Earlier this month we took a look at the Pioneer SMA3 portable speaker. It featured the widest array of wireless connectivity options we have seen to date, but we felt audio performance was lacking. Step forward Pioneer with the SMA3's bigger brother, the SMA4, which offers a significant upgrade in audio specifications but at nearly the same price tag. Wait... what?
Like a family of Russian dolls there is no denying the SMA4's connection to the smaller SMA3. Both feature virtually identical designs and use exactly the same build materials.
From a superficial perspective this is a mixed blessing because while the SMA3 doesn't have a significant wow factor at 320 x 180 x 145 mm and just 2.5Kg it does blend neatly into a room. This is less true of the 360 x 210 x 169 mm, 3.8Kg SMA4 though its minimalist curved rectangular shape means it is still an unobtrusive addition. Less welcome is the same matt black plastic case construction on the sides and rear which is again something more apparent with its larger size.
Happily where the SMA4 does score major brownie points is in maintaining the same class leading connectivity as the SMA3. Onboard is AirPlay, WiFi Direct and compatibility with DLNA and HTC Connect. Meanwhile at the rear is a powered USB port for quickly leeching AirPlay settings and charging devices, an Ethernet port for firmware updates and access to the vTuner Internet radio service and the compulsory 3.5mm auxiliary jack. Some will lament the lack of Bluetooth, but it is unnecessary as this selection accepts lossless streaming from virtually any mobile phone, tablet or laptop. We still pine for Miracast to unify all non-Apple devices, but it is unlikely to roll out in any scale until late in the year.

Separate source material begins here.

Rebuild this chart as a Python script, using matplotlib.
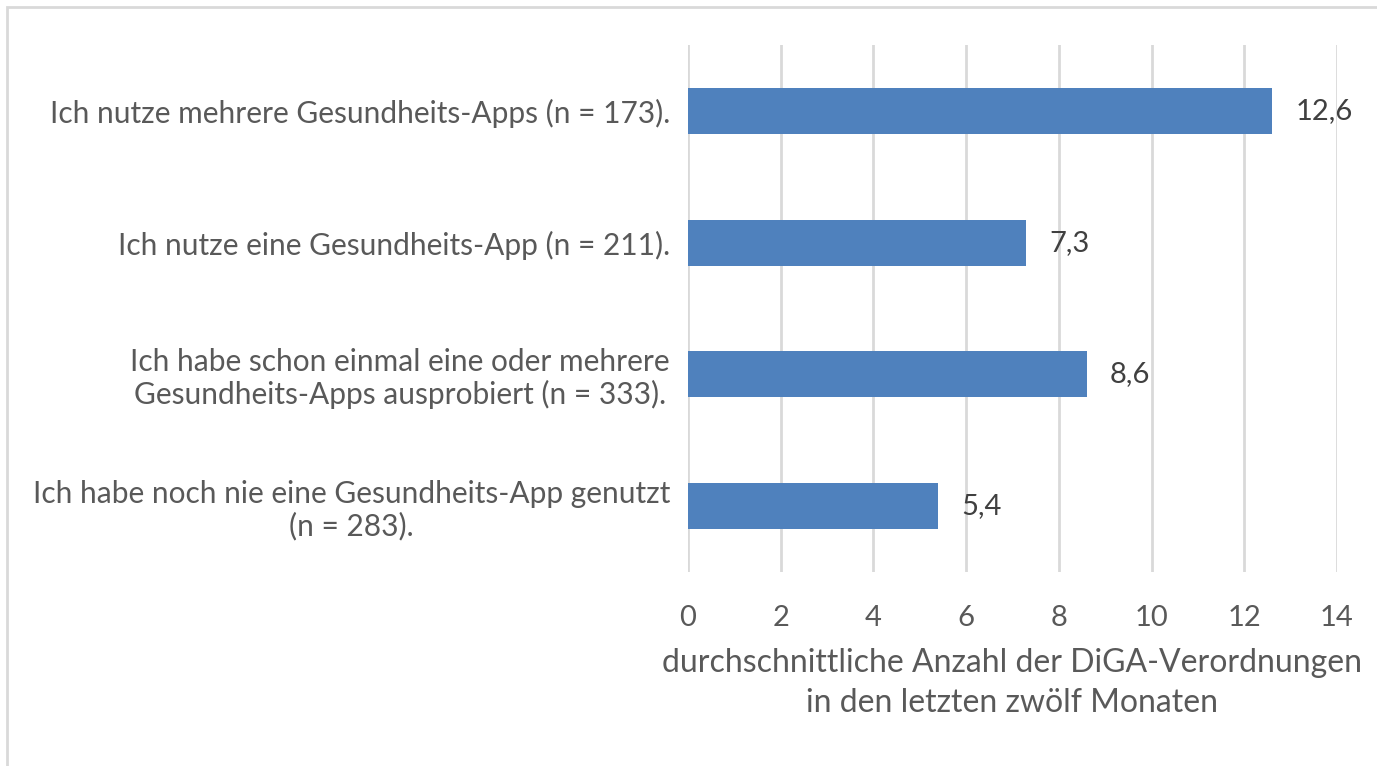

So far so similar, but where the SMA3 and SMA4 diverge other than bulk is in their core usage scenarios: the SMA3 is designed to be carried around and features an integrated battery while the SMA4 drops this in favour of greater audio grunt.
So where the SMA3 is equipped with a rather lacklustre 2.0 arrangement in the shape of a 3in driver and dual 1in tweeters, the SMA4 packs two 3in drivers, 2x 1in tweeters and a 4in sub. Pioneer says the end result of this doubles the (RMS) total output power of the SMA3 giving the SMA4 40W. On paper this total remains a long way behind heavyweights like the 160W B&W Zeppelin Air and 140W Monitor Audio i-deck 200, though of course Watts are far from the be all and end all.
So how does the SMA4 sound? Quite frankly like an enlarged SMA3. There certainly is greater bass response, but it carries the same sound signature with a focus on low and midrange frequencies at the expense of the high range. This tuning is promoted as a major selling point that was developed from the ground up by Andrew Jones, Pioneer's chief speaker engineer, and his signature is even inscribed on the back - it is currently a very popular approach.